Les juges de première instance (TA Paris, 9 juin 2022, n° 2010825/2-3, Sté Invest Conseils), ont assimilé, en application de la jurisprudence Artémis, le partnership de droit écossais à une société en commandite simple, et plus précisément au sein de cette catégorie, au regard de l'activité de fonds d'investissement du partnership, à une société de libre partenariat dont les versements sont imposables entre les mains des porteurs de parts sur le fondement de l’article 137 bis du CGI et ne peuvent donc pas ouvrir droit au régime mère-fille.

La Cour administrative d'appel de Paris (CAA Paris, 10 novembre 2023, n° 22PA03675) a elle aussi appliqué la jurisprudence Artémis pour confirmer l'assimilation du limited partnership de droit écossais à une société de libre partenariat et refusé l'application du régime mère-fille. La Cour a écarté le moyen tenant à ce que le partnership de droit écossais a été constitué antérieurement à la création en droit français de la catégorie juridique de la société de libre partenariat en considérant que ce moyen n'est pas de nature à faire obstacle à ce qu'il puisse être assimilé à une société de libre partenariat. La Cour a en outre écarté les différents moyens selon lesquels les statuts du fonds sont contraires à certaines dispositions du Code monétaire et financier, dès lors que ces dispositions sont facultatives. Ainsi, la Cour a estimé que les statuts du fonds peuvent exclure les associés commanditaires de la gestion de la société et ne pas comporter de règles précises d'investissement et d'engagement sans faire obstacle à l'assimilation du fonds à une société de libre partenariat. La Cour a également jugé que le partnership n'est pas soumis à la règle de détention d'un capital social d'au moins 300 000 € puisqu'il délègue la gestion de son portefeuille à une autre société.
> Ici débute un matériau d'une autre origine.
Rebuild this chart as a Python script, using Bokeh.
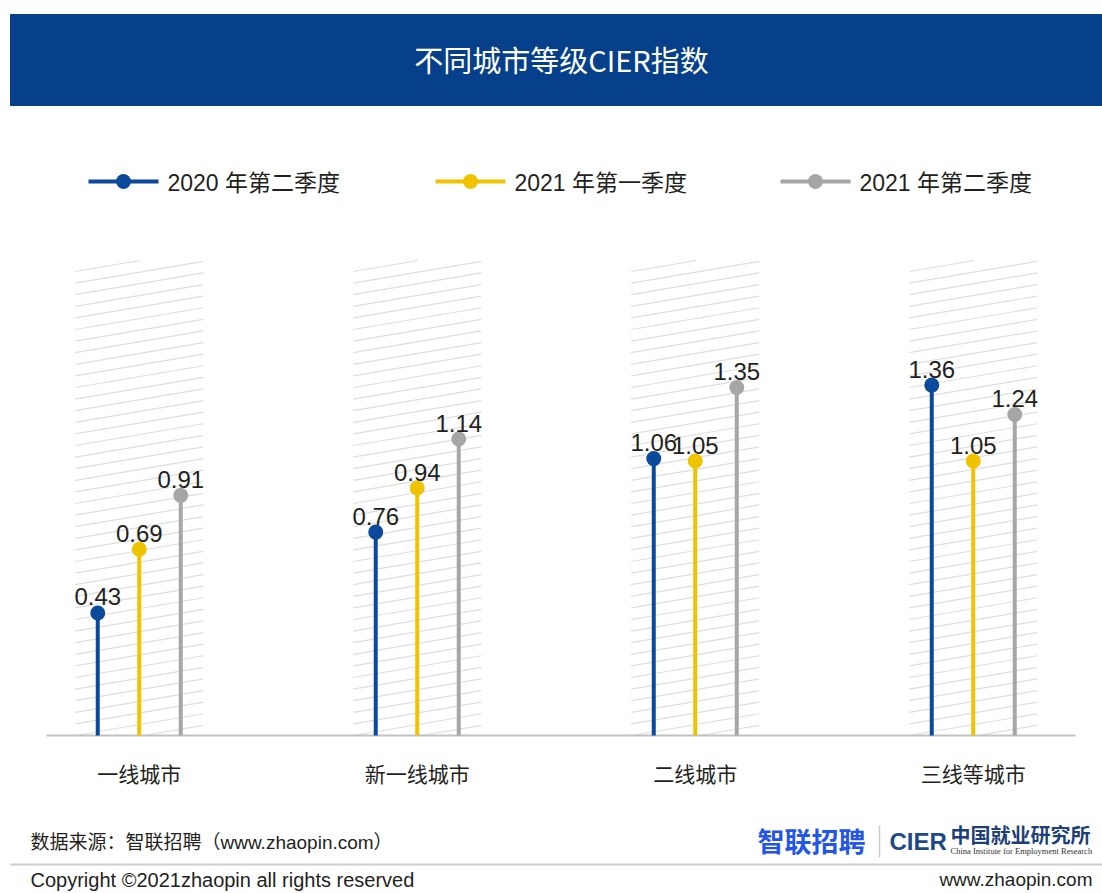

Enfin, le moyen tenant à l'absence de soumission du fonds à une obligation émanant d'un « régulateur » écossais compétent et son absence de placement sous contrôle d'une institution écossaise équivalente à l'Autorité des marchés financiers alors que cela est exigé des sociétés de libre partenariat de droit français a été écarté par la Cour car n'étant pas assorti de précisions suffisantes pour en apprécier le bien-fondé. La Cour a ainsi considéré que la SAS Invest Conseils n'apportait pas d'éléments probants qui démontreraient que le fonds écossais ne doit pas être assimilé à une société de libre partenariat.

La SAS Invest Conseils s'est pourvue en cassation contre cet arrêt par un pourvoi du 10 janvier 2024 dont elle s'est toutefois désistée par un nouveau mémoire du 10 avril 2024.

3. Décision du Conseil d'Etat

Dans cette décision du 21 août 2024, le Conseil d'Etat a donné acte du désistement de la SAS Invest Conseils.

4. Portée

Par ce désistement, la position exprimée dans l'arrêt de la Cour administrative d'appel de Paris devient définitive. Ainsi, en l’état actuel de la jurisprudence, un limited partnership écossais exerçant une activité de fonds professionnel spécialisé doit être assimilé à une société de libre partenariat et par conséquent, les versements provenant de ce limited partnership écossais à destination d'une société mère française ne peuvent pas bénéficier du régime mère-fille.